Opposition Sees Progress at Geneva talks

Ongoing Syria talks in Geneva appeared to show some signs of movement on Wednesday, as opposition negotiators said the government had been pressured by Russia to address their demands for a political transition.

For seven days now, negotiations between government and opposition representatives in the Swiss city have focused almost entirely on format, in the hopes of arranging more substantive talks in later rounds.

But after a two-hour closed-door session at United Nations headquarters with UN Syria envoy Staffan de Mistura, lead opposition negotiator Nasr al-Hariri said they held “deep discussions for the first time”.

“The subject of political transition has become the main subject on the table,” he told reporters, calling it “a good start”.

The opposition’s High Negotiations Committee (HNC) has repeatedly said its central goal in Geneva is to discuss “political transition” in Syria.

Government representatives have previously said that a political transition, which would ultimately see President Bashar al-Assad relinquish power, is not up for discussion. But a flurry of secretive diplomatic meetings over the past two days could have forced a change, according to the opposition.

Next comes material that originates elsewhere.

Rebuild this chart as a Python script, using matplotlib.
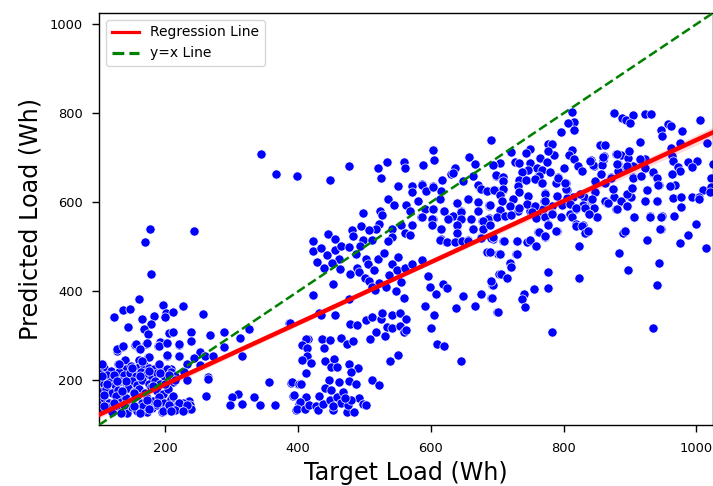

“We heard from Mr de Mistura that – due to Russian pressure, and this is a sign that can be initially encouraging – there is acceptance to tackle the issues enshrined in (UN Security Council resolution) 2254, and most importantly to us political transition,” Hariri said.

Resolution 2254 lays the basis for discussions on a political transition, including a new constitution, UN-supervised elections and accountable governance.

Lead government negotiator Bashar al-Jaafari arrived to the UN with a large delegation to meet with de Mistura shortly after Hariri spoke to the press, but left quietly and without giving a statement.

But such a political concession by the government, after major gains on the battlefield, has never been up for discussion, according to past comments by Jaafari, while some diplomats described the announcement as a to ploy to buy further time.